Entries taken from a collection
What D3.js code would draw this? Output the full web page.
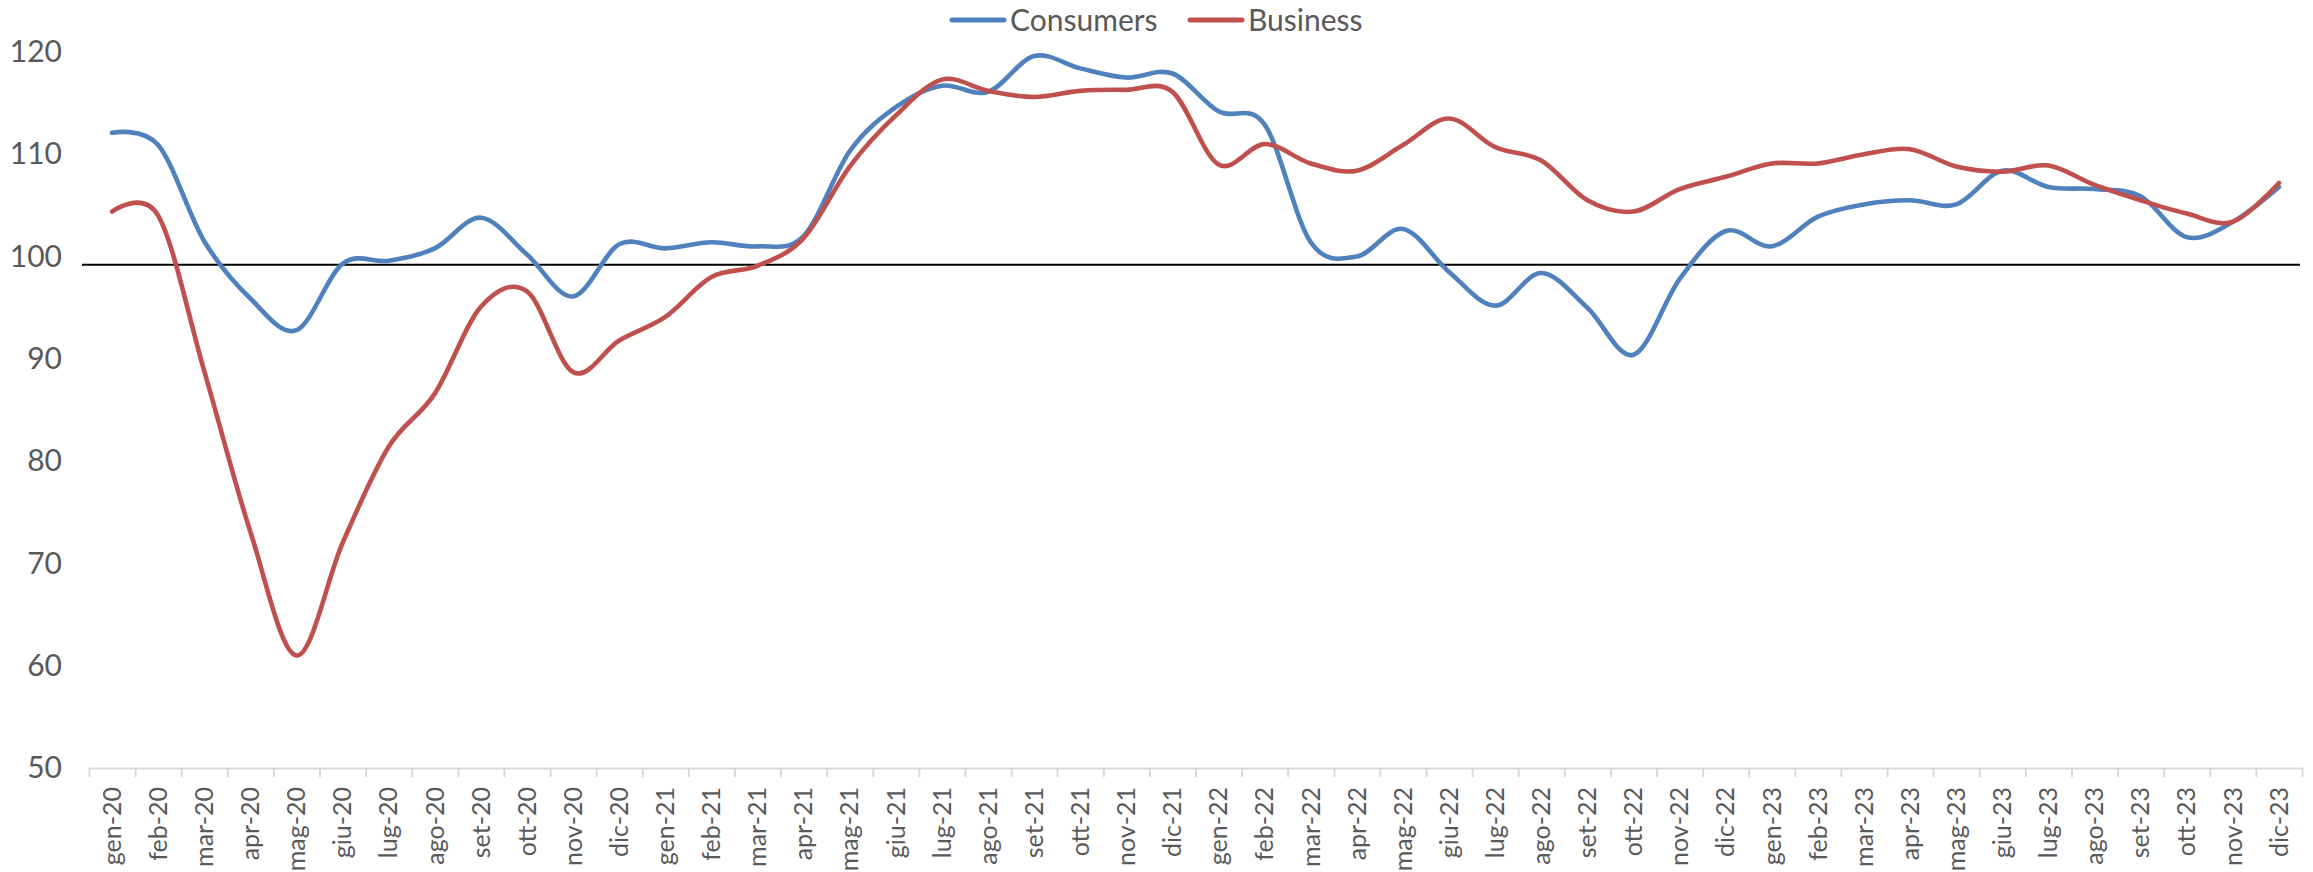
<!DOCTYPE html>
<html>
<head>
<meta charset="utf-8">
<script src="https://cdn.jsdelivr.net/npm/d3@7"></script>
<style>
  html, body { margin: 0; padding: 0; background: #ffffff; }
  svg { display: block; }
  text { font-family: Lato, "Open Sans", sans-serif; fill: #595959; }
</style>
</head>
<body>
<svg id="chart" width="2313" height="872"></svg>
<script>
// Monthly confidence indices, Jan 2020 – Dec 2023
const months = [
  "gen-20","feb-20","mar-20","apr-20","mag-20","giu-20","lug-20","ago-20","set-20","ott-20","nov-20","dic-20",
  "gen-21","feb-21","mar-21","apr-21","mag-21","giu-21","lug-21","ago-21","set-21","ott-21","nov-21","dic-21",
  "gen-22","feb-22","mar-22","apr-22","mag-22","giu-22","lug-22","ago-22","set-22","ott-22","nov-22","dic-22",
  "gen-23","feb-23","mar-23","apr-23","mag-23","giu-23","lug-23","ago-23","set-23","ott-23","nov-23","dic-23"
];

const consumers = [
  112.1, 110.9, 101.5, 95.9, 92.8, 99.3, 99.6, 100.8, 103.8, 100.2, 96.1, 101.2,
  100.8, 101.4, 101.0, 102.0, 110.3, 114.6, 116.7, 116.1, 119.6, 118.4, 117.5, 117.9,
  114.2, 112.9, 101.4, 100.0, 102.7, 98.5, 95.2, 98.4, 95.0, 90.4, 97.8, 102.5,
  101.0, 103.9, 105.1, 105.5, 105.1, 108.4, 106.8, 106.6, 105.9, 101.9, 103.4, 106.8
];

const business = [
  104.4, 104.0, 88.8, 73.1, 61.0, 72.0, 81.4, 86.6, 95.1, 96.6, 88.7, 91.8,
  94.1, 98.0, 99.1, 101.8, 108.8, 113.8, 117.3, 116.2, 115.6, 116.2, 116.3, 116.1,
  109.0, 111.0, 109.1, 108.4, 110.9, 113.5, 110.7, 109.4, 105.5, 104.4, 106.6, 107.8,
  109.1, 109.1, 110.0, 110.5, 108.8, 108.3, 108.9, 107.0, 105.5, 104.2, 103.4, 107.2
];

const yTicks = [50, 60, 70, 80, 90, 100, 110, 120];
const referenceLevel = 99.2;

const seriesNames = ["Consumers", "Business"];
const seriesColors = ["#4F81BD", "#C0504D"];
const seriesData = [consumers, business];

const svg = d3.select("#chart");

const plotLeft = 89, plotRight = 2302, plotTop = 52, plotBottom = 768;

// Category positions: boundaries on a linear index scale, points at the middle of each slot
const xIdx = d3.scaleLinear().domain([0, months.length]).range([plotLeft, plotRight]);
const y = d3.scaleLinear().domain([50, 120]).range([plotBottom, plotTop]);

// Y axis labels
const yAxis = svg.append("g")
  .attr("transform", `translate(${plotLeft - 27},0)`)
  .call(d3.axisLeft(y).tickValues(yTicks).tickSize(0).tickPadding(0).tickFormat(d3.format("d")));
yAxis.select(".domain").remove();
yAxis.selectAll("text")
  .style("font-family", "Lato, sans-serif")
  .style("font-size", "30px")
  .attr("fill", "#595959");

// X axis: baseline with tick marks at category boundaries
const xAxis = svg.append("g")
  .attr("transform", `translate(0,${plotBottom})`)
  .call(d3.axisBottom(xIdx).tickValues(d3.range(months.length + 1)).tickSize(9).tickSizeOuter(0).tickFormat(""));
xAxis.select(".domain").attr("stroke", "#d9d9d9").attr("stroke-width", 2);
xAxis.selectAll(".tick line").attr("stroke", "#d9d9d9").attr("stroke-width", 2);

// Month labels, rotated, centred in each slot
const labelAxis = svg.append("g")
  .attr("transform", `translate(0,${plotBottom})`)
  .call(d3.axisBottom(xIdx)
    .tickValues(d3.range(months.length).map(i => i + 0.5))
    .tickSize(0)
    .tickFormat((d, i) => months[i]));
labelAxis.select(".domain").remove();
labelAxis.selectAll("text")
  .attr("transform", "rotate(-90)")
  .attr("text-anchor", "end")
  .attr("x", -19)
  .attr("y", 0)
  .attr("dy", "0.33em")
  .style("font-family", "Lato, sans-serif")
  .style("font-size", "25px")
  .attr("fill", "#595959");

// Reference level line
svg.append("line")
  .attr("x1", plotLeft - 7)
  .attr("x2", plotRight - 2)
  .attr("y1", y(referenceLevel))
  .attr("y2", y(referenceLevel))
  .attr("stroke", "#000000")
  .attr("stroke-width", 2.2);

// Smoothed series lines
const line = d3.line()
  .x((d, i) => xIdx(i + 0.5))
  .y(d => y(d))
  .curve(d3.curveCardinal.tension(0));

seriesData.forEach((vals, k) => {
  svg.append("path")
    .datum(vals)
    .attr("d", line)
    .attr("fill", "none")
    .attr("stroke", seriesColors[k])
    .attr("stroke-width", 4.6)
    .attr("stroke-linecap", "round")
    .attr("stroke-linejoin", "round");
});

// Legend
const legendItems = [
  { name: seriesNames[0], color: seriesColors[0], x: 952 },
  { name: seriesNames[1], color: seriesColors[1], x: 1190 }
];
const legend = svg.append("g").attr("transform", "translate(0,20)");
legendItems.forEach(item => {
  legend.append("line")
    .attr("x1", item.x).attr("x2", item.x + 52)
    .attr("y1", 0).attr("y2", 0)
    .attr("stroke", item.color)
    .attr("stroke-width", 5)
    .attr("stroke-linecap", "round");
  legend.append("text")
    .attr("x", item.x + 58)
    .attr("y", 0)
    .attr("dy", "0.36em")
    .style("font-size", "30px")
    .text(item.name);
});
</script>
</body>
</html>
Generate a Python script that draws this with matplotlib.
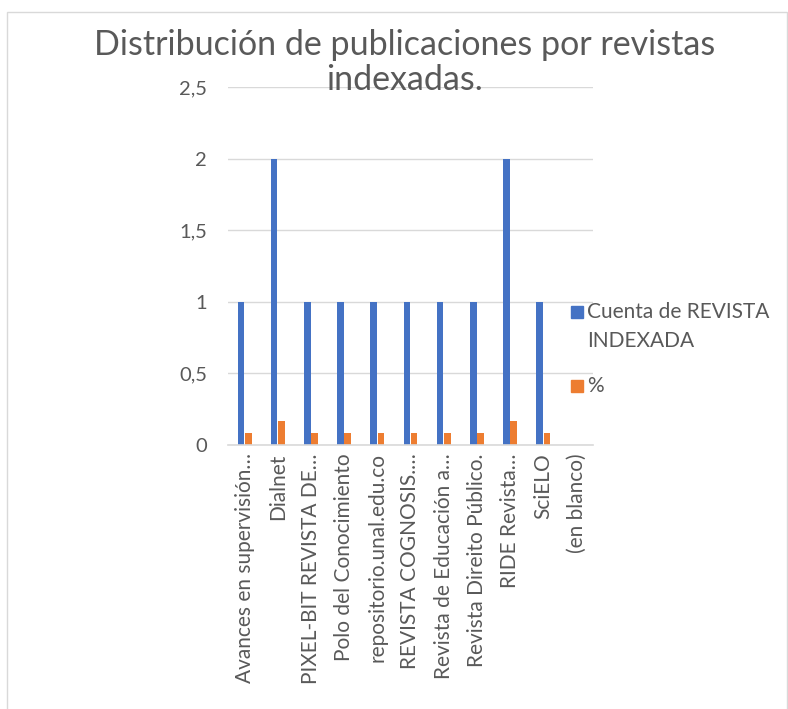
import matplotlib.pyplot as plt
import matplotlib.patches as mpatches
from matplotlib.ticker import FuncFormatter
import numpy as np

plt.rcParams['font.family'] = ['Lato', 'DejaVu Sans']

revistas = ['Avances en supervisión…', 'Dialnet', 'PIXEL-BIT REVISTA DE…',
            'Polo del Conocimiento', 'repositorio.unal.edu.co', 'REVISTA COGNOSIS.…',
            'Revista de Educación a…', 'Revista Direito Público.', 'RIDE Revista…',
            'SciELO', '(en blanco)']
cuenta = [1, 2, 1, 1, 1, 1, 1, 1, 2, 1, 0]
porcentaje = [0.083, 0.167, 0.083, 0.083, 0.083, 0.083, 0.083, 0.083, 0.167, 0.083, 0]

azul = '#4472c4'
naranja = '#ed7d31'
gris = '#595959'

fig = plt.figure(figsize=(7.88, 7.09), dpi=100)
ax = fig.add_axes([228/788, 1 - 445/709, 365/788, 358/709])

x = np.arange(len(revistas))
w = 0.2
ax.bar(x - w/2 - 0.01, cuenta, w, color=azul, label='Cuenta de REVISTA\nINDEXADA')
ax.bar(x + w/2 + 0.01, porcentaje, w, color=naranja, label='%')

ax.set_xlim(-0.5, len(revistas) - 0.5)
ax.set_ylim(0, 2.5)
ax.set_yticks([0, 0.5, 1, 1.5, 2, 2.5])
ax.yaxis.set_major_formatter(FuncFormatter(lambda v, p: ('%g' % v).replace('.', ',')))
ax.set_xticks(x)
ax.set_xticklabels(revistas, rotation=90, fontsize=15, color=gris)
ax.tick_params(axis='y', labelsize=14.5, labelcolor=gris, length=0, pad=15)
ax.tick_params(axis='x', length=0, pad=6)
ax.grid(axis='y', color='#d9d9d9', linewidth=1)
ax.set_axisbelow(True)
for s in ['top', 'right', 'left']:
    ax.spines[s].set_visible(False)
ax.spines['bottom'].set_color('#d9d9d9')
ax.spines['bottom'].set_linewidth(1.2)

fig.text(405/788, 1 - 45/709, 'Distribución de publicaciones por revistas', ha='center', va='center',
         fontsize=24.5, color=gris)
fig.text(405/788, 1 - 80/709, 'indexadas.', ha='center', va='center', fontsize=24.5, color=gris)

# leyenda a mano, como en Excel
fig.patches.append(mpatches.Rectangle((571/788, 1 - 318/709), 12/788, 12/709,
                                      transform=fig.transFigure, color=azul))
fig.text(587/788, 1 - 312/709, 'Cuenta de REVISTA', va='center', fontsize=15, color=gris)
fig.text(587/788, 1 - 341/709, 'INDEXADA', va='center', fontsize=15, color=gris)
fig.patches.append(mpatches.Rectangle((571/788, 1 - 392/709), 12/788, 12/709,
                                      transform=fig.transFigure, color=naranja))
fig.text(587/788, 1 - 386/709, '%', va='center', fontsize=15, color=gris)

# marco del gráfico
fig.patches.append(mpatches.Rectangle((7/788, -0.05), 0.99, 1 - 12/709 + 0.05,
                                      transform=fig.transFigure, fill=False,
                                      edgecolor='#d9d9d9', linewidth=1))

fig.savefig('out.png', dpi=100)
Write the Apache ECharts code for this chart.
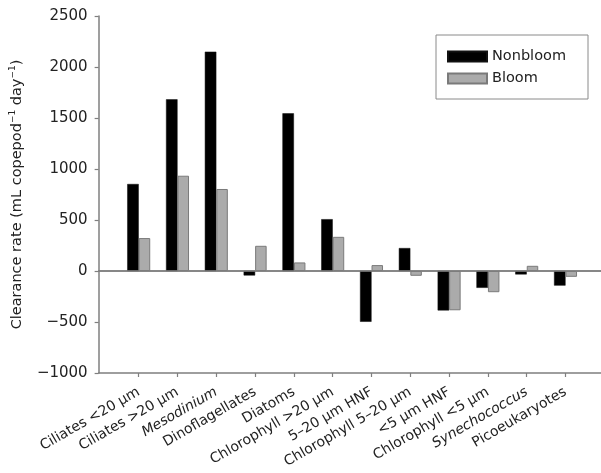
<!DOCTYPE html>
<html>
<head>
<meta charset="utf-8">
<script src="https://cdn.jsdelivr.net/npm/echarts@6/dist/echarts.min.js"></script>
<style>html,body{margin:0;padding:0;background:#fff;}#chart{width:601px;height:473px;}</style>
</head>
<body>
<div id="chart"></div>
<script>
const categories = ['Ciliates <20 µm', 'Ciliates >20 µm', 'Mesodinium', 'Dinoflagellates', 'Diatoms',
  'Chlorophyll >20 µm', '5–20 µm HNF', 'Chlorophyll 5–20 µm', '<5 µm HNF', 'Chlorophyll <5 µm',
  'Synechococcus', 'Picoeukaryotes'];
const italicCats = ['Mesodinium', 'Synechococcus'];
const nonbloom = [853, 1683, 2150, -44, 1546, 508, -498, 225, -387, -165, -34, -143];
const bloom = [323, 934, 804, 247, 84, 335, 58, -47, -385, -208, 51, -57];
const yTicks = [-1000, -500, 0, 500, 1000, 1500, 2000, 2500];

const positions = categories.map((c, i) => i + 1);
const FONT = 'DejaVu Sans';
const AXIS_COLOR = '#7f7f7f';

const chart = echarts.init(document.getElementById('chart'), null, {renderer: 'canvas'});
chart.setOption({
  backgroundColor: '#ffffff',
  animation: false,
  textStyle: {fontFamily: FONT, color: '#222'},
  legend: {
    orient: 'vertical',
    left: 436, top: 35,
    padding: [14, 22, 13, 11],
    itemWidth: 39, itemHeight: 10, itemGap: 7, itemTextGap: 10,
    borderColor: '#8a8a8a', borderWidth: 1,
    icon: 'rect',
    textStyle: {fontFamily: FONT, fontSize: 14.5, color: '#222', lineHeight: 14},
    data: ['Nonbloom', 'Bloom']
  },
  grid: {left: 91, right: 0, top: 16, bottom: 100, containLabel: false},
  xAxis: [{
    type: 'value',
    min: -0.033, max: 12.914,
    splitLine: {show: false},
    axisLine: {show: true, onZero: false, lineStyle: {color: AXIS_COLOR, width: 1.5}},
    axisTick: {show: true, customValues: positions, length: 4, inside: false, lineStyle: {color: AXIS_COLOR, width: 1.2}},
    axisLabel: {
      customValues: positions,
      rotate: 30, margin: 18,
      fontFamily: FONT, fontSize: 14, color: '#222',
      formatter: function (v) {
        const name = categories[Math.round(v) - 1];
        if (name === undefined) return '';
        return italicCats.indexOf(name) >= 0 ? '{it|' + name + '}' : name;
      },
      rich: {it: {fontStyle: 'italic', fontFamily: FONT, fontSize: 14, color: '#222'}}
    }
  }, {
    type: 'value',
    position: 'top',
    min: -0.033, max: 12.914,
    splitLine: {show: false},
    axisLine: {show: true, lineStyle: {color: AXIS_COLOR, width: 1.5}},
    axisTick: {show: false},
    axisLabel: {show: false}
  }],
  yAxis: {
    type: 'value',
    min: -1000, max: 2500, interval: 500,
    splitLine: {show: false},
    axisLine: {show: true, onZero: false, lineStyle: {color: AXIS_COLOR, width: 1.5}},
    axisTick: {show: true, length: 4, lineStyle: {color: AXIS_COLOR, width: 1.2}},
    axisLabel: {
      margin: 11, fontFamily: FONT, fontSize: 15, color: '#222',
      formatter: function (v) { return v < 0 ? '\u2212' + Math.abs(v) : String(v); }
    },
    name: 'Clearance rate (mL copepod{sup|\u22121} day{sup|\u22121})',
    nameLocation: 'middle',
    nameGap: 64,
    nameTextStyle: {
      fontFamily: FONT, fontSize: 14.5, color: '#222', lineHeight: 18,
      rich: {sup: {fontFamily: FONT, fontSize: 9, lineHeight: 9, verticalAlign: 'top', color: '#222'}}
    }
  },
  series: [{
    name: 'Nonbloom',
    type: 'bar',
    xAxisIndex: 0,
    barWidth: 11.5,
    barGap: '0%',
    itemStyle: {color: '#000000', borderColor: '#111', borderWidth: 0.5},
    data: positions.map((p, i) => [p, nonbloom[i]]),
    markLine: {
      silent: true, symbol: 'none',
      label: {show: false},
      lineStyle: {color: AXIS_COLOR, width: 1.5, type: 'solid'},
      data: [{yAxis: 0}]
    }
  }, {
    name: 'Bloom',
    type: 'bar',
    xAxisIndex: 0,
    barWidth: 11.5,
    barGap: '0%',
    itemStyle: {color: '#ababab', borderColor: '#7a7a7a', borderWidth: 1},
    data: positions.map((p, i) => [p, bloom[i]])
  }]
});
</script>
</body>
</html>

→ **Problem**: Locate the lines above that hold the word "matplotlib". Show every one of them.

→ **Response to the task**:
Generate a Python script that draws this with matplotlib.
import matplotlib.pyplot as plt
import matplotlib.patches as mpatches
from matplotlib.ticker import FuncFormatter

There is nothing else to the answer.